The viewer becomes, in a sense, an accomplice to the events transpiring on screen, parasocially linked and economically tied to a production and its characters.
Filmic metanarratives found mainstream popularity beginning in the late 90’s with blockbusters like The Matrix and eXistenZ, and are now everywhere: from American Fiction to Midnight in Paris to High School Musical: The Musical: The Series, and Riverdale. These projects know that we’re smart viewers, and ensure that they treat us as such, with a humored self-referential acknowledgement of their facts and fictions that viewers can treat as a game. And even if reality shows are not explicitly a metanarrative, they have spurred a trend of meta-narrative discourse amongst viewers on TikTok and Reddit who convene to differentiate the real from the fake, the good from the evil, all the while conforming to the designed engagement filmed and preened to draw them in.
“Meta-authors” create narratives that grant us the feeling that while the world is being manipulated, it can be explained, and because we are smart, we can understand it too. We get to be in on the secrets of the world, even if that world is a fictitious one like Zion in The Matrix. Of course, this is by design, making metanarratives no different in their manipulation than those forms that came before it. In fact, it’s more manipulative by virtue of the deceit of its deceit.

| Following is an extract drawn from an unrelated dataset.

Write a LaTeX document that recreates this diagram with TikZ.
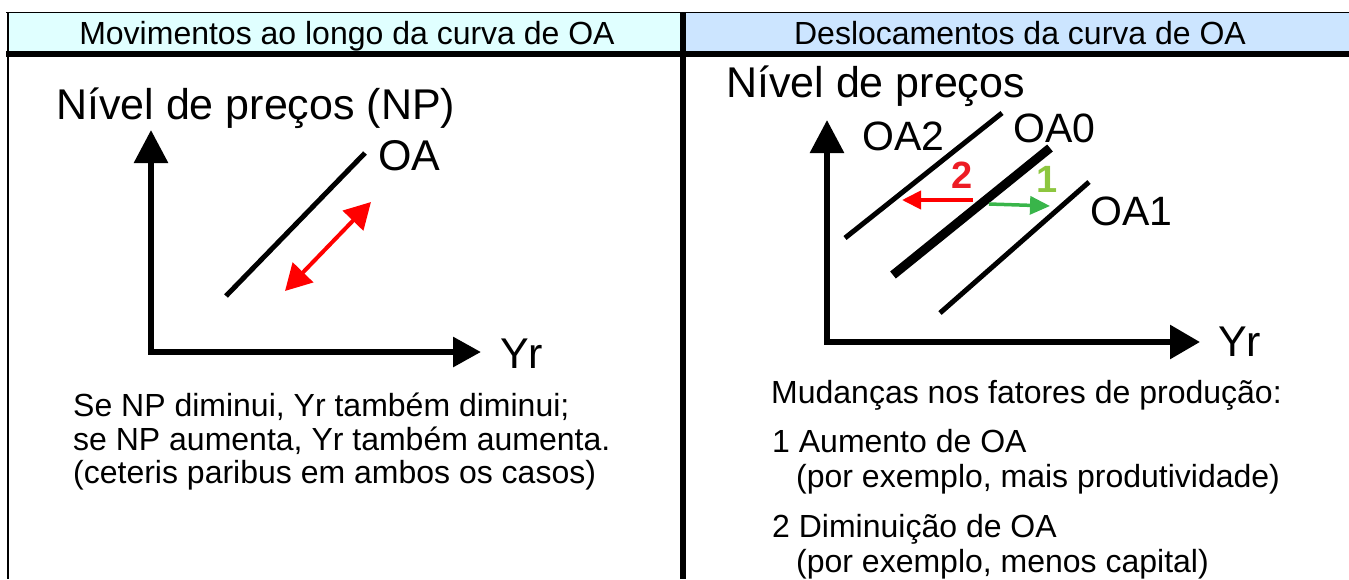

Didactic metanarratives are the worst offenders in this domain. Take, for example, the Marvel films, which bask in a self-referential humor that acknowledges their own consumerist popularity (e.g., Iron Man’s commodification), all while using the humor to become more consumerist, more popular, through the recycled packaging of good versus evil morality tales that connect viewers to any number of realities that are not their own.